# EXERCISE BRIEF
Copy out each line exactly; pictures stay out of the copy.

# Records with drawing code
━━━━━━━━

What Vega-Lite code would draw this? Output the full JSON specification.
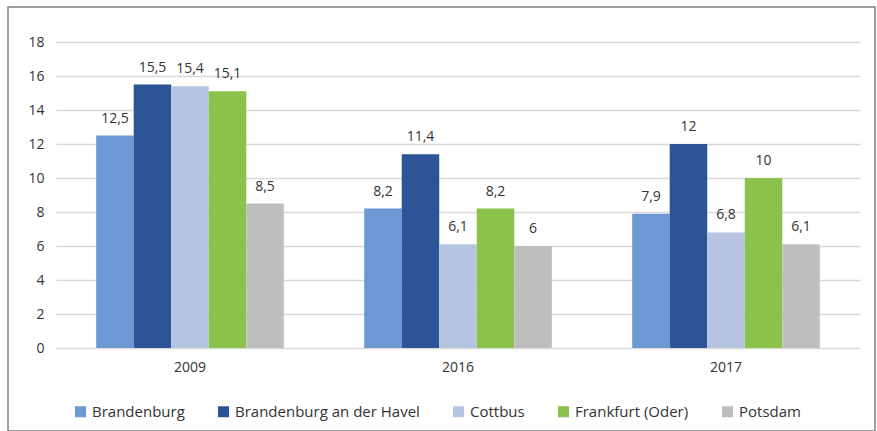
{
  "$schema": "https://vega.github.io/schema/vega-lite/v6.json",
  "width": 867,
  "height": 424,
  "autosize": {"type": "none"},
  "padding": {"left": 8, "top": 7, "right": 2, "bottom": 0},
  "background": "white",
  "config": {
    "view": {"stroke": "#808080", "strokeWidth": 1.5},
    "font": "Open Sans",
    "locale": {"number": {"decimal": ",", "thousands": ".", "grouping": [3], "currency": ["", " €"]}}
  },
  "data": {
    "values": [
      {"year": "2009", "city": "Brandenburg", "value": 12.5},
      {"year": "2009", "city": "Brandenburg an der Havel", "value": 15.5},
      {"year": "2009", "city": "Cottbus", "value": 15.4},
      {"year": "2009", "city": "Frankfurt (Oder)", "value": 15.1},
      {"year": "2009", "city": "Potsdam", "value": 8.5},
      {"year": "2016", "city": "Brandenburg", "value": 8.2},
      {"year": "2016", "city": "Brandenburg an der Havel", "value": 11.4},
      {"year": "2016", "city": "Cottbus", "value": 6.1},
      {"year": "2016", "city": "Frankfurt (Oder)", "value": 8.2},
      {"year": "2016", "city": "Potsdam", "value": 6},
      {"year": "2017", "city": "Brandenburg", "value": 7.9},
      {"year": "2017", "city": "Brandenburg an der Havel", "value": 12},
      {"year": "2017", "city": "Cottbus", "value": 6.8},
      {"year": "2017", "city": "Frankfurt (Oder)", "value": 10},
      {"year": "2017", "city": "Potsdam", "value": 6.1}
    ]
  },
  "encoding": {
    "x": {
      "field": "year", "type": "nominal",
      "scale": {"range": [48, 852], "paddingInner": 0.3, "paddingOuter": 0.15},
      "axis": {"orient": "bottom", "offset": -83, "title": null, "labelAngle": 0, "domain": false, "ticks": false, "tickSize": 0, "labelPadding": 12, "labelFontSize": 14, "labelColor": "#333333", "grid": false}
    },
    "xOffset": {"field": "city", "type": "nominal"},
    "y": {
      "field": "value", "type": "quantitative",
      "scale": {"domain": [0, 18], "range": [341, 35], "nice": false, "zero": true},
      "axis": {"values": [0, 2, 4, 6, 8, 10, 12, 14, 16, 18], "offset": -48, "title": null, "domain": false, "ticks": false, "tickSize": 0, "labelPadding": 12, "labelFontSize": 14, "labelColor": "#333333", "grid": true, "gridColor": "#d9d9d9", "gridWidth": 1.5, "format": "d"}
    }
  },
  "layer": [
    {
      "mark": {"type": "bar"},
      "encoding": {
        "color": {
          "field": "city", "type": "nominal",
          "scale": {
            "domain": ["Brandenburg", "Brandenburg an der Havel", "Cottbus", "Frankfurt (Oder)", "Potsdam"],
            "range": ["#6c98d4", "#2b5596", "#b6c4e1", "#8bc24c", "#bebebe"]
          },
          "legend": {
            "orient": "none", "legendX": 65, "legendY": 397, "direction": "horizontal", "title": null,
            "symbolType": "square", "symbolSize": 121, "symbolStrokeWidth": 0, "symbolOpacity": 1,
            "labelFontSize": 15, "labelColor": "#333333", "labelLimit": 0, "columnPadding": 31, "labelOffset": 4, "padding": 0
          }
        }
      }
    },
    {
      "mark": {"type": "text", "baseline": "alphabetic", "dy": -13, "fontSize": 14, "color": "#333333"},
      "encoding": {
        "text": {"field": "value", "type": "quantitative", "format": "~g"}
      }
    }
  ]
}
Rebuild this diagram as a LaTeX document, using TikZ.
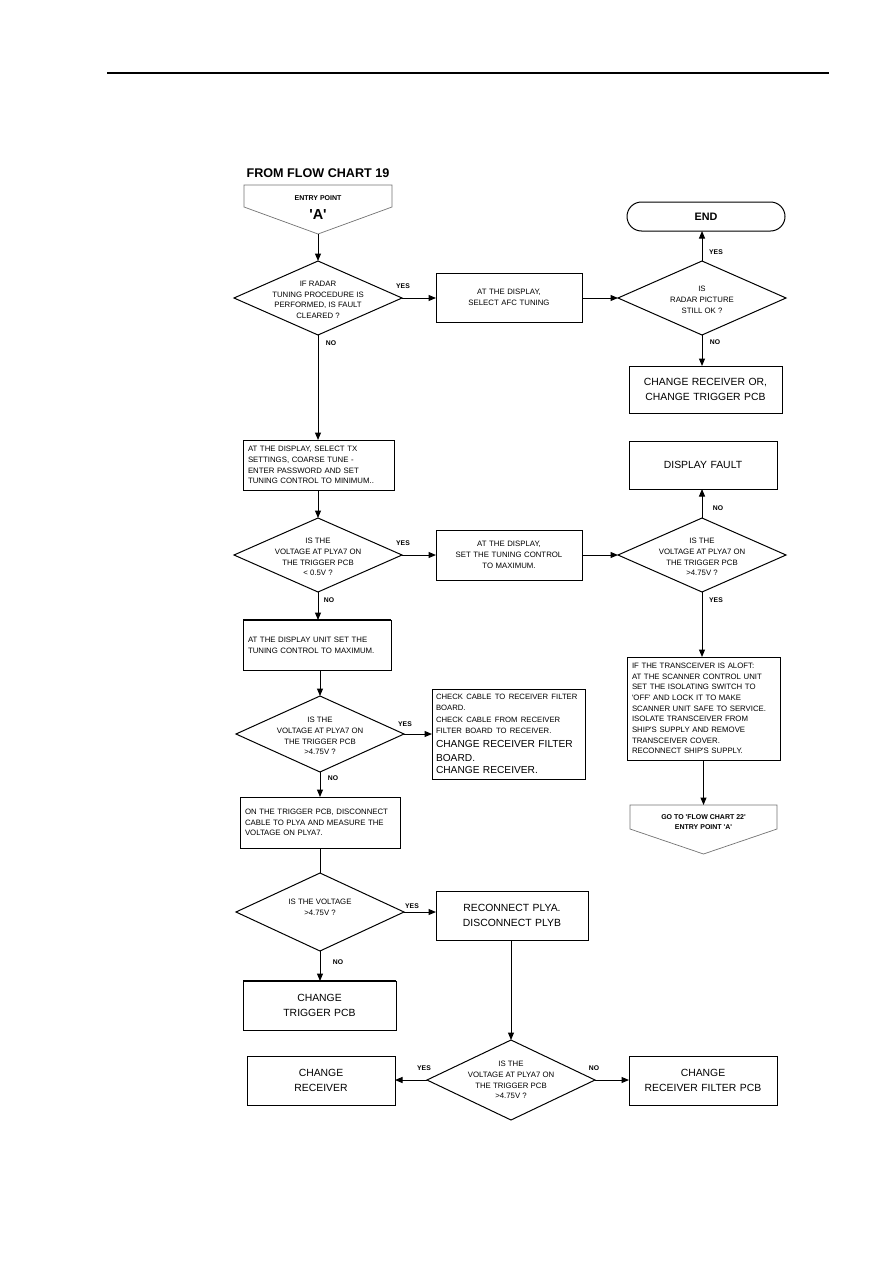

━━━━━━━━

# FINISHED EXERCISE
What Vega-Lite code would draw this? Output the full JSON specification.
{
  "$schema": "https://vega.github.io/schema/vega-lite/v6.json",
  "width": 867,
  "height": 424,
  "autosize": {"type": "none"},
  "padding": {"left": 8, "top": 7, "right": 2, "bottom": 0},
  "background": "white",
  "config": {
    "view": {"stroke": "#808080", "strokeWidth": 1.5},
    "font": "Open Sans",
    "locale": {"number": {"decimal": ",", "thousands": ".", "grouping": [3], "currency": ["", " €"]}}
  },
  "data": {
    "values": [
      {"year": "2009", "city": "Brandenburg", "value": 12.5},
      {"year": "2009", "city": "Brandenburg an der Havel", "value": 15.5},
      {"year": "2009", "city": "Cottbus", "value": 15.4},
      {"year": "2009", "city": "Frankfurt (Oder)", "value": 15.1},
      {"year": "2009", "city": "Potsdam", "value": 8.5},
      {"year": "2016", "city": "Brandenburg", "value": 8.2},
      {"year": "2016", "city": "Brandenburg an der Havel", "value": 11.4},
      {"year": "2016", "city": "Cottbus", "value": 6.1},
      {"year": "2016", "city": "Frankfurt (Oder)", "value": 8.2},
      {"year": "2016", "city": "Potsdam", "value": 6},
      {"year": "2017", "city": "Brandenburg", "value": 7.9},
      {"year": "2017", "city": "Brandenburg an der Havel", "value": 12},
      {"year": "2017", "city": "Cottbus", "value": 6.8},
      {"year": "2017", "city": "Frankfurt (Oder)", "value": 10},
      {"year": "2017", "city": "Potsdam", "value": 6.1}
    ]
  },
  "encoding": {
    "x": {
      "field": "year", "type": "nominal",
      "scale": {"range": [48, 852], "paddingInner": 0.3, "paddingOuter": 0.15},
      "axis": {"orient": "bottom", "offset": -83, "title": null, "labelAngle": 0, "domain": false, "ticks": false, "tickSize": 0, "labelPadding": 12, "labelFontSize": 14, "labelColor": "#333333", "grid": false}
    },
    "xOffset": {"field": "city", "type": "nominal"},
    "y": {
      "field": "value", "type": "quantitative",
      "scale": {"domain": [0, 18], "range": [341, 35], "nice": false, "zero": true},
      "axis": {"values": [0, 2, 4, 6, 8, 10, 12, 14, 16, 18], "offset": -48, "title": null, "domain": false, "ticks": false, "tickSize": 0, "labelPadding": 12, "labelFontSize": 14, "labelColor": "#333333", "grid": true, "gridColor": "#d9d9d9", "gridWidth": 1.5, "format": "d"}
    }
  },
  "layer": [
    {
      "mark": {"type": "bar"},
      "encoding": {
        "color": {
          "field": "city", "type": "nominal",
          "scale": {
            "domain": ["Brandenburg", "Brandenburg an der Havel", "Cottbus", "Frankfurt (Oder)", "Potsdam"],
            "range": ["#6c98d4", "#2b5596", "#b6c4e1", "#8bc24c", "#bebebe"]
          },
          "legend": {
            "orient": "none", "legendX": 65, "legendY": 397, "direction": "horizontal", "title": null,
            "symbolType": "square", "symbolSize": 121, "symbolStrokeWidth": 0, "symbolOpacity": 1,
            "labelFontSize": 15, "labelColor": "#333333", "labelLimit": 0, "columnPadding": 31, "labelOffset": 4, "padding": 0
          }
        }
      }
    },
    {
      "mark": {"type": "text", "baseline": "alphabetic", "dy": -13, "fontSize": 14, "color": "#333333"},
      "encoding": {
        "text": {"field": "value", "type": "quantitative", "format": "~g"}
      }
    }
  ]
}
Rebuild this diagram as a LaTeX document, using TikZ.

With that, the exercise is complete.